I asked GPT-3 to make a presentation for me

I told GPT-3 I would be presenting at a Hacker News meetup in Japan, and asked it to generate a presentation for me. Here's what it came up with, read by yours truly.

There's also a tweet-sized version here, and the slides are also on SlideShare here.

Details

I used the OpenAI API to generate one slide and one image caption at a time, asking GPT-3 about three times for each and picking the best output. When it generated image caption, I would go online to find a matching image, or if none was available I'd try to splice up an image using Photopea and Remove.bg.

My starting prompt was:

A presentation was given at the Hacker News event in Kansai. 
The title of the presentation was

When it generated bullet points, I let it generate several and then picked the best 5 out of what it came up with. Once it generated a slide, I edited that into the prompt as well so it could continue generating more slides for the same presentation, and re-ran it to generate the next slide.

Piecewise concatenated output from OpenAI:

"Strategies for Learning to Code in Japan" and the subtitle was 
"Fairly easily and rather effortlessly achieve practical software 
development skills."

The first presentation slide had a picture of a man playing a violin 
in front of a wall of violins, and the title of the slide was "Violin 
skills are of almost no value". Text under the slide said: "a metaphor 
for how useful programming ability can be for starters".

The next slide suggested a number of strategies for how to best use 
ones time to achieve productivity quickly:

1. Nobody figures out how to code perfectly their first time.
2. It's mostly luck.
3. Learn just the right skills, in the right order.
4. Avoid perfectionism.
5. Not doing something is sometimes the best way to learn something.

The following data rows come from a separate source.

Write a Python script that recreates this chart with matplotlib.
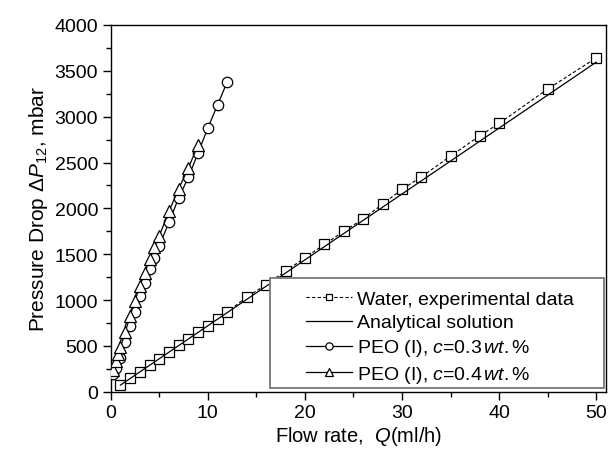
import matplotlib
matplotlib.use("Agg")
import matplotlib.pyplot as plt
from matplotlib.patches import Rectangle
from matplotlib.ticker import MultipleLocator

plt.rcParams["font.family"] = ["Liberation Sans", "DejaVu Sans"]
plt.rcParams["mathtext.fontset"] = "custom"
plt.rcParams["mathtext.rm"] = "Liberation Sans"
plt.rcParams["mathtext.it"] = "Liberation Sans:italic"

# water, experimental data (flow rate ml/h, pressure drop mbar)
water_q = [1, 2, 3, 4, 5, 6, 7, 8, 9, 10, 11, 12, 14, 16, 18,
           20, 22, 24, 26, 28, 30, 32, 35, 38, 40, 45, 50]
water_dp = [73, 149, 218, 291, 360, 436, 506, 578, 651, 720, 790, 869, 1033, 1167, 1315,
            1461, 1607, 1749, 1887, 2047, 2207, 2345, 2570, 2792, 2927, 3301, 3642]
water_err = [10, 10, 10, 10, 10, 12, 12, 12, 12, 14, 14, 14, 16, 16, 18,
             20, 20, 22, 22, 24, 26, 26, 30, 32, 34, 38, 42]

# analytical solution
ana_q = [1, 50]
ana_dp = [72, 3595]

# PEO (I), c=0.3 wt.%
peo3_q = [0.25, 0.5, 1, 1.5, 2, 2.5, 3, 3.5, 4, 4.5, 5, 6, 7, 8, 9, 10, 11, 12]
peo3_dp = [190, 260, 370, 540, 715, 872, 1040, 1185, 1338, 1458, 1592, 1847, 2115, 2338,
           2606, 2876, 3127, 3381]

# PEO (I), c=0.4 wt.%
peo4_q = [0.25, 0.5, 0.75, 1, 1.5, 2, 2.5, 3, 3.5, 4, 4.5, 5, 6, 7, 8, 9]
peo4_dp = [240, 330, 411, 484, 650, 829, 992, 1156, 1291, 1447, 1575, 1701, 1967, 2215,
           2440, 2694]

fig = plt.figure(figsize=(6.1, 4.56), dpi=100)
ax = fig.add_axes([0.1815, 0.1388, 0.8119, 0.8042])

# water with error bars
ax.errorbar(water_q, water_dp, yerr=water_err, fmt="none", ecolor="black",
            elinewidth=0.6, capsize=2, capthick=0.6, zorder=2)
ax.plot(water_q, water_dp, color="black", linestyle=(0, (3, 2)), linewidth=0.8,
        marker="s", markersize=7, markerfacecolor="white", markeredgecolor="black",
        markeredgewidth=0.9, label="Water, experimental data", zorder=3)
ax.plot(ana_q, ana_dp, color="black", linewidth=0.9, label="Analytical solution", zorder=4)
ax.plot(peo3_q, peo3_dp, color="black", linewidth=0.9, marker="o", markersize=7.5,
        markerfacecolor="white", markeredgecolor="black", markeredgewidth=0.9,
        label=r"PEO (I), $c$=0.3$\,wt.$%", zorder=3)
ax.plot(peo4_q, peo4_dp, color="black", linewidth=0.9, marker="^", markersize=8,
        markerfacecolor="white", markeredgecolor="black", markeredgewidth=0.9,
        label=r"PEO (I), $c$=0.4$\,wt.$%", zorder=3)

ax.set_xlim(0, 51)
ax.set_ylim(0, 4000)
ax.xaxis.set_major_locator(MultipleLocator(10))
ax.xaxis.set_minor_locator(MultipleLocator(5))
ax.yaxis.set_major_locator(MultipleLocator(500))
ax.yaxis.set_minor_locator(MultipleLocator(250))
ax.tick_params(which="both", direction="out", top=False, right=False, labelsize=14)
ax.tick_params(which="major", length=6, width=1, pad=3)
ax.tick_params(which="minor", length=3.5, width=1)
for sp in ax.spines.values():
    sp.set_linewidth(1)

ax.set_xlabel(r"Flow rate,  $Q($ml/h)", fontsize=14.5, labelpad=2)
ax.set_ylabel(r"Pressure Drop $\Delta P_{12}$, mbar", fontsize=15, labelpad=3)

# legend box drawn separately (wider than the entries, as in the original)
ax.add_patch(Rectangle((0.3216, 0.010), 0.6744, 0.300, transform=ax.transAxes,
                       facecolor="white", edgecolor="#777777", linewidth=1.3, zorder=5))
leg = ax.legend(loc="center left", bbox_to_anchor=(0.394, 0.147), fontsize=14,
                frameon=False, handlelength=2.35, handletextpad=0.3, borderaxespad=0,
                labelspacing=0.3, borderpad=0, markerscale=0.7)
leg.set_zorder(6)

fig.savefig("out.png", dpi=100)
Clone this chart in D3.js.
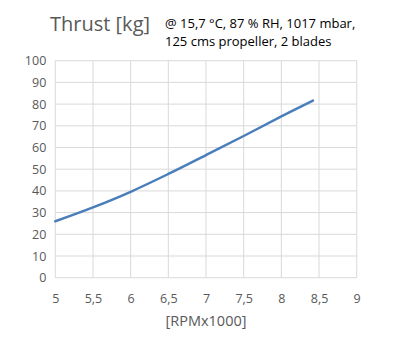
<!DOCTYPE html>
<html><head><meta charset="utf-8">
<script src="https://cdn.jsdelivr.net/npm/d3@7"></script>
<style>body{margin:0;background:#fff}svg{display:block}</style>
</head><body>
<script>
const rpm = [5, 5.5, 6, 6.5, 7, 7.5, 8, 8.42];
const thrust = [26.0, 32.4, 39.6, 47.8, 56.5, 65.3, 74.3, 81.6];
const xTicks = [5, 5.5, 6, 6.5, 7, 7.5, 8, 8.5, 9];
const yTicks = [0, 10, 20, 30, 40, 50, 60, 70, 80, 90, 100];
const title = "Thrust [kg]";
const subtitle = ["@ 15,7 °C, 87 % RH, 1017 mbar,", "125 cms propeller, 2 blades"];
const xLabel = "[RPMx1000]";

const W = 396, H = 342;
const svg = d3.select("body").append("svg").attr("width", W).attr("height", H);
const font = "'Open Sans', sans-serif";
const x = d3.scaleLinear().domain([5, 9]).range([55.3, 356.7]);
const y = d3.scaleLinear().domain([0, 100]).range([277.7, 60.7]);

const g = svg.append("g");
g.selectAll(".vg").data(xTicks).enter().append("line")
  .attr("x1", d => x(d)).attr("x2", d => x(d)).attr("y1", y(0)).attr("y2", y(100))
  .attr("stroke", "#d9d9d9").attr("stroke-width", 1);
g.selectAll(".hg").data(yTicks).enter().append("line")
  .attr("x1", x(5)).attr("x2", x(9)).attr("y1", d => y(d)).attr("y2", d => y(d))
  .attr("stroke", "#d9d9d9").attr("stroke-width", 1);

const yAxis = d3.axisLeft(y).tickValues(yTicks).tickSize(0).tickPadding(9).tickFormat(d3.format("d"));
const ya = svg.append("g").attr("transform", `translate(${x(5)},0)`).call(yAxis);
ya.select(".domain").remove();
ya.selectAll("text").attr("font-family", font).attr("font-size", 12.5).attr("fill", "#595959");

const xAxis = d3.axisBottom(x).tickValues(xTicks).tickSize(0).tickPadding(16)
  .tickFormat(d => String(d).replace(".", ","));
const xa = svg.append("g").attr("transform", `translate(0,${y(0)})`).call(xAxis);
xa.select(".domain").remove();
xa.selectAll("text").attr("font-family", font).attr("font-size", 12.5).attr("fill", "#595959");

const line = d3.line().x((d, i) => x(rpm[i])).y(d => y(d)).curve(d3.curveCatmullRom);
svg.append("path").datum(thrust).attr("d", line)
  .attr("fill", "none").attr("stroke", "#4a7ebb").attr("stroke-width", 2.5).attr("stroke-linecap", "round");

svg.append("text").attr("x", 50).attr("y", 31).text(title)
  .attr("font-family", font).attr("font-size", 20).attr("fill", "#595959");
svg.selectAll(".sub").data(subtitle).enter().append("text")
  .attr("x", 165).attr("y", (d, i) => 28 + i * 18).text(d => d)
  .attr("font-family", font).attr("font-size", 13).attr("fill", "#000");
svg.append("text").attr("x", 206).attr("y", 326).attr("text-anchor", "middle").text(xLabel)
  .attr("font-family", font).attr("font-size", 14.5).attr("fill", "#595959");
</script>
</body></html>
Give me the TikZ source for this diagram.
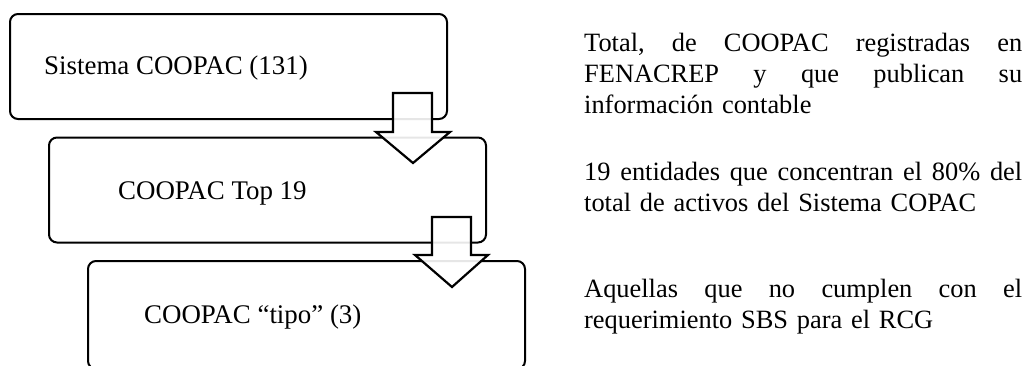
\documentclass[tikz,border=0pt]{standalone}
\usepackage{fontspec}
\setmainfont{Liberation Serif}
\newcommand\justline[1]{\leavevmode\hbox to 438pt{#1}}
\tikzset{
  stagebox/.style={draw=black, line width=2pt, rounded corners=8pt,
    minimum width=437pt, minimum height=105pt, inner sep=0pt},
  boxtext/.style={anchor=base west, inner sep=0pt, font=\fontsize{26.9}{31}\selectfont},
  desc/.style={anchor=north west, inner sep=0pt, text width=438pt, align=left,
    font=\fontsize{26.4}{31}\selectfont},
  blockarrow/.style={draw=black, line width=2.2pt, fill=white, fill opacity=0.9,
    line join=miter}
}
\begin{document}
\begin{tikzpicture}[x=1pt,y=-1pt]
\useasboundingbox (0,0) rectangle (1028,365);
\clip (0,0) rectangle (1028,365);
% stages
\node[stagebox] (s1) at (228.5,66.5) {};
\node[stagebox] (s2) at (267.5,190) {};
\node[stagebox, minimum height=108pt] (s3) at (306.5,315) {};
% stage texts
\node[boxtext] (t1) at (44,74) {Sistema COOPAC (131)};
\node[boxtext] (t2) at (118,199) {COOPAC Top 19};
\node[boxtext] (t3) at (144,323) {COOPAC “tipo” (3)};
% block arrows
\draw[blockarrow] (393,93) -- (432,93) -- (432,132) -- (450,132) -- (413,163)
  -- (376,132) -- (393,132) -- cycle;
\draw[blockarrow] (432,217) -- (471,217) -- (471,255) -- (488,255) -- (452,287)
  -- (415,255) -- (432,255) -- cycle;
% descriptions
\node[desc] (d1) at (584,29.3) {\strut\justline{Total, \hfill de \hfill COOPAC \hfill registradas \hfill en}\\
  \justline{FENACREP \hfill y \hfill que \hfill publican \hfill su}\\
  información contable};
\node[desc] (d2) at (584,158.3) {\strut\justline{19 \hfill entidades \hfill que \hfill concentran \hfill el \hfill 80\% \hfill del}\\
  total de activos del Sistema COPAC};
\node[desc] (d3) at (584,275.3) {\strut\justline{Aquellas \hfill que \hfill no \hfill cumplen \hfill con \hfill el}\\
  requerimiento SBS para el RCG};
\end{tikzpicture}
\end{document}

The next slide had a picture of a monkey drawn in crayon, and
and the words "All problems are pretty much the same." written 
under the monkey drawing. The text of that slide was:
"Not only are all software development problems more or less 
the same, but the best way to solve them is usually so simple, 
that a monkey could do it."

The next slide had a picture of a monkey, a sand hourglass, 
and a spoon and the words "Let's get started then!" written 
under it.

The text of that slide was: "Just like a monkey makes sand castles 
with an hourglass, all our time is of limited duration, so let's get 
started to code a product for clients. Software development is 
actually a bunch of often complicated problems. But that's not a big 
deal, is it!?" and the color of the text was red.

The next slide had a picture of a happy architect with a blueprint 
in one hand and blue pencil in the other hand, standing in front of a 
huge complex, and the words "Looking smart is the social norm".

The text of that slide was:
"Almost all developers feel the pressure (for whatever reason) to have the
look of the competent coder, most likely due to peer pressure. So it might
be counter-productive to cut corners during the development phase." and
the color of the text was purple.

The next slide had a sign: "DANGER do not enter" and this text under it: 
"If you don't need your code to run during actual product development, 
stuff it in a module in a separate directory." The color of the text 
was orange.

The next slide just had the text: Richard Feynman was reported to have 
said: "What I cannot create, I do not understand," something that has 
been paraphrased in the programming world as "If you don't regularly turn 
code into poetry, you probably aren't a good programmer."

The next slide had a picture of a happy runner and this sentence next 
to it: "If you've written 500 lines of code and have an actual working 
program that doesn't crash, sprint to the finish line." 
and the color of text was green.

The next slide had a picture of a swordsman catching a bullet and 
this text: "A happy ending to all of our code." and the color of 
text was yellow. The text of the slide was: "So you built a program
and it worked in like 10 minutes. All your code was beautiful." 
and the color of text was blue.

The final slide had the title of the presentation: "Why you should 
always code like it's your last day on Earth". Next to it was a picture 
of a person with their whole life ahead of them staring into a terminal, 
a ball and chain attached to each leg, and a long nose and a beard. The 
text of the slide was:
"If you always think like it's the last day on Earth (your last day coding), 
it'll push you just enough to get you to finish whatever you might need 
to finish."

The last remark at the last slide of the presentation was:
"So now that you know it's impossible to not 
learn to code, go write something, anything.
So stop writing nuclear missile designs, or the best 
ad blocker ever, and just get started on whatever.

The next slide had the text "And then when you finally do finish this nice 
feature, you should always make sure you drink the required amount of alcohol." 
with a background image of whiskey bottles. The decorative text on that slide 
was: "But don't drink too much alcohol and end up like me."

And the concluding remark of the presentation:
"So basically just go ahead before you wake up in a cold sweat from a scary 
dream about the future, coding-less, uh, eating those annoying squares of tofu."
The background image of that slide was a plate of tofu next to a glass of beer
and the font color was orange to emphasize the suggestion to drink.